» Collected data:
###

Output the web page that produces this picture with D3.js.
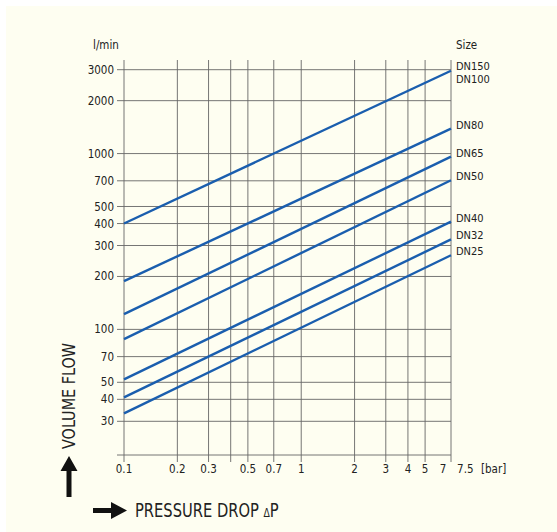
<!DOCTYPE html>
<html>
<head>
<meta charset="utf-8">
<script src="https://cdn.jsdelivr.net/npm/d3@7"></script>
<style>
  html, body { margin: 0; padding: 0; background: #ffffff; }
  svg { display: block; }
  text { font-family: 'Liberation Sans Narrow', 'DejaVu Sans Condensed', 'Arial Narrow', sans-serif; fill: #222; }
</style>
</head>
<body>
<svg id="chart" width="557" height="532"></svg>
<script>
// ---- data ----
const sizeLabels = ["DN100", "DN80", "DN65", "DN50", "DN40", "DN32", "DN25"];
const extraTopLabel = "DN150";
const startFlow = [400, 188, 122, 88, 52, 41, 33.3];   // l/min at 0.1 bar
const endFlow   = [2960, 1385, 960, 705, 410, 325, 264]; // l/min at 7 bar
const pressureStart = 0.1;
const pressureEnd = 7;

const xGrid = [0.1, 0.2, 0.3, 0.4, 0.5, 0.7, 1, 2, 3, 4, 5, 7];
const xTickLabels = [0.1, 0.2, 0.3, 0.5, 0.7, 1, 2, 3, 4, 5, 7, 7.5];
const yGrid = [30, 40, 50, 70, 100, 200, 300, 400, 500, 700, 1000, 2000, 3000];

// ---- layout ----
const svg = d3.select("#chart");
svg.append("rect").attr("x", 6).attr("y", 6).attr("width", 551).attr("height", 526).attr("fill", "#fefef1");

const mLeft = 124, mRight = 451, mTop = 60, mBottom = 455;
const x = d3.scaleLog().domain([0.1, 7]).range([mLeft, mRight]);
const y = d3.scaleLog().domain([30, 3000]).range([421.3, 69.7]);

const gridColor = "#666";

// vertical grid
svg.append("g").selectAll("line").data(xGrid).join("line")
  .attr("x1", d => x(d)).attr("x2", d => x(d))
  .attr("y1", mTop).attr("y2", mBottom + 7)
  .attr("stroke", gridColor).attr("stroke-width", 0.9);

// horizontal grid
svg.append("g").selectAll("line").data(yGrid).join("line")
  .attr("x1", mLeft - 7).attr("x2", mRight)
  .attr("y1", d => y(d)).attr("y2", d => y(d))
  .attr("stroke", gridColor).attr("stroke-width", 0.9);

// bottom axis line
svg.append("line").attr("x1", mLeft - 7).attr("x2", mRight)
  .attr("y1", mBottom).attr("y2", mBottom)
  .attr("stroke", gridColor).attr("stroke-width", 0.9);

// y tick labels
svg.append("g").selectAll("text").data(yGrid).join("text")
  .attr("x", mLeft - 10).attr("y", d => y(d)).attr("dy", "0.35em")
  .attr("text-anchor", "end").attr("font-size", 11.5)
  .text(d => d);

// x tick labels
const xOffset = v => v === 7 ? -8 : (v === 7.5 ? 9 : 0);
svg.append("g").selectAll("text").data(xTickLabels).join("text")
  .attr("x", d => x(d) + xOffset(d)).attr("y", mBottom + 18)
  .attr("text-anchor", "middle").attr("font-size", 11.5)
  .text(d => d);
svg.append("text").attr("x", 481).attr("y", mBottom + 18).attr("font-size", 11.5).text("[bar]");

// unit labels
svg.append("text").attr("x", 93).attr("y", 45).attr("dy", "0.35em").attr("font-size", 11.5).text("l/min");
svg.append("text").attr("x", 456).attr("y", 45).attr("dy", "0.35em").attr("font-size", 11.5).text("Size");

// flow lines
const lines = sizeLabels.map((name, i) => ({ name, start: startFlow[i], end: endFlow[i] }));
svg.append("g").selectAll("line").data(lines).join("line")
  .attr("x1", x(pressureStart)).attr("x2", x(pressureEnd))
  .attr("y1", d => y(d.start)).attr("y2", d => y(d.end))
  .attr("stroke", "#1a5eae").attr("stroke-width", 2.4).attr("stroke-linecap", "butt");

// size labels
svg.append("g").selectAll("text").data(lines).join("text")
  .attr("x", 456)
  .attr("y", (d, i) => i === 0 ? y(d.end) + 8.5 : y(d.end) - 4)
  .attr("dy", "0.35em").attr("font-size", 11)
  .text(d => d.name);
svg.append("text").attr("x", 456).attr("y", y(endFlow[0]) - 4.5).attr("dy", "0.35em")
  .attr("font-size", 11).text(extraTopLabel);

// axis titles
svg.append("text")
  .attr("transform", "translate(75,396) rotate(-90)")
  .attr("text-anchor", "middle").attr("font-size", 17.5)
  .attr("textLength", 106).attr("lengthAdjust", "spacingAndGlyphs")
  .text("VOLUME FLOW");
// up arrow
svg.append("path")
  .attr("d", "M69,456 L77.5,471 L71.5,471 L71.5,497 L66.5,497 L66.5,471 L60.5,471 Z")
  .attr("fill", "#111");

// right arrow
svg.append("path")
  .attr("d", "M127,510.5 L111,502 L111,508 L93,508 L93,513 L111,513 L111,519 Z")
  .attr("fill", "#111");
const pt = svg.append("text").attr("transform", "translate(135,517) scale(0.86,1)").attr("font-size", 19);
pt.append("tspan").text("PRESSURE DROP ");
pt.append("tspan").attr("font-size", 12).text("\u0394");
pt.append("tspan").text("P");
</script>
</body>
</html>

###

» Directions: Output all of the data exactly as it stands, minus any images.

» Solution for this exercise:
Output the web page that produces this picture with D3.js.
<!DOCTYPE html>
<html>
<head>
<meta charset="utf-8">
<script src="https://cdn.jsdelivr.net/npm/d3@7"></script>
<style>
  html, body { margin: 0; padding: 0; background: #ffffff; }
  svg { display: block; }
  text { font-family: 'Liberation Sans Narrow', 'DejaVu Sans Condensed', 'Arial Narrow', sans-serif; fill: #222; }
</style>
</head>
<body>
<svg id="chart" width="557" height="532"></svg>
<script>
// ---- data ----
const sizeLabels = ["DN100", "DN80", "DN65", "DN50", "DN40", "DN32", "DN25"];
const extraTopLabel = "DN150";
const startFlow = [400, 188, 122, 88, 52, 41, 33.3];   // l/min at 0.1 bar
const endFlow   = [2960, 1385, 960, 705, 410, 325, 264]; // l/min at 7 bar
const pressureStart = 0.1;
const pressureEnd = 7;

const xGrid = [0.1, 0.2, 0.3, 0.4, 0.5, 0.7, 1, 2, 3, 4, 5, 7];
const xTickLabels = [0.1, 0.2, 0.3, 0.5, 0.7, 1, 2, 3, 4, 5, 7, 7.5];
const yGrid = [30, 40, 50, 70, 100, 200, 300, 400, 500, 700, 1000, 2000, 3000];

// ---- layout ----
const svg = d3.select("#chart");
svg.append("rect").attr("x", 6).attr("y", 6).attr("width", 551).attr("height", 526).attr("fill", "#fefef1");

const mLeft = 124, mRight = 451, mTop = 60, mBottom = 455;
const x = d3.scaleLog().domain([0.1, 7]).range([mLeft, mRight]);
const y = d3.scaleLog().domain([30, 3000]).range([421.3, 69.7]);

const gridColor = "#666";

// vertical grid
svg.append("g").selectAll("line").data(xGrid).join("line")
  .attr("x1", d => x(d)).attr("x2", d => x(d))
  .attr("y1", mTop).attr("y2", mBottom + 7)
  .attr("stroke", gridColor).attr("stroke-width", 0.9);

// horizontal grid
svg.append("g").selectAll("line").data(yGrid).join("line")
  .attr("x1", mLeft - 7).attr("x2", mRight)
  .attr("y1", d => y(d)).attr("y2", d => y(d))
  .attr("stroke", gridColor).attr("stroke-width", 0.9);

// bottom axis line
svg.append("line").attr("x1", mLeft - 7).attr("x2", mRight)
  .attr("y1", mBottom).attr("y2", mBottom)
  .attr("stroke", gridColor).attr("stroke-width", 0.9);

// y tick labels
svg.append("g").selectAll("text").data(yGrid).join("text")
  .attr("x", mLeft - 10).attr("y", d => y(d)).attr("dy", "0.35em")
  .attr("text-anchor", "end").attr("font-size", 11.5)
  .text(d => d);

// x tick labels
const xOffset = v => v === 7 ? -8 : (v === 7.5 ? 9 : 0);
svg.append("g").selectAll("text").data(xTickLabels).join("text")
  .attr("x", d => x(d) + xOffset(d)).attr("y", mBottom + 18)
  .attr("text-anchor", "middle").attr("font-size", 11.5)
  .text(d => d);
svg.append("text").attr("x", 481).attr("y", mBottom + 18).attr("font-size", 11.5).text("[bar]");

// unit labels
svg.append("text").attr("x", 93).attr("y", 45).attr("dy", "0.35em").attr("font-size", 11.5).text("l/min");
svg.append("text").attr("x", 456).attr("y", 45).attr("dy", "0.35em").attr("font-size", 11.5).text("Size");

// flow lines
const lines = sizeLabels.map((name, i) => ({ name, start: startFlow[i], end: endFlow[i] }));
svg.append("g").selectAll("line").data(lines).join("line")
  .attr("x1", x(pressureStart)).attr("x2", x(pressureEnd))
  .attr("y1", d => y(d.start)).attr("y2", d => y(d.end))
  .attr("stroke", "#1a5eae").attr("stroke-width", 2.4).attr("stroke-linecap", "butt");

// size labels
svg.append("g").selectAll("text").data(lines).join("text")
  .attr("x", 456)
  .attr("y", (d, i) => i === 0 ? y(d.end) + 8.5 : y(d.end) - 4)
  .attr("dy", "0.35em").attr("font-size", 11)
  .text(d => d.name);
svg.append("text").attr("x", 456).attr("y", y(endFlow[0]) - 4.5).attr("dy", "0.35em")
  .attr("font-size", 11).text(extraTopLabel);

// axis titles
svg.append("text")
  .attr("transform", "translate(75,396) rotate(-90)")
  .attr("text-anchor", "middle").attr("font-size", 17.5)
  .attr("textLength", 106).attr("lengthAdjust", "spacingAndGlyphs")
  .text("VOLUME FLOW");
// up arrow
svg.append("path")
  .attr("d", "M69,456 L77.5,471 L71.5,471 L71.5,497 L66.5,497 L66.5,471 L60.5,471 Z")
  .attr("fill", "#111");

// right arrow
svg.append("path")
  .attr("d", "M127,510.5 L111,502 L111,508 L93,508 L93,513 L111,513 L111,519 Z")
  .attr("fill", "#111");
const pt = svg.append("text").attr("transform", "translate(135,517) scale(0.86,1)").attr("font-size", 19);
pt.append("tspan").text("PRESSURE DROP ");
pt.append("tspan").attr("font-size", 12).text("\u0394");
pt.append("tspan").text("P");
</script>
</body>
</html>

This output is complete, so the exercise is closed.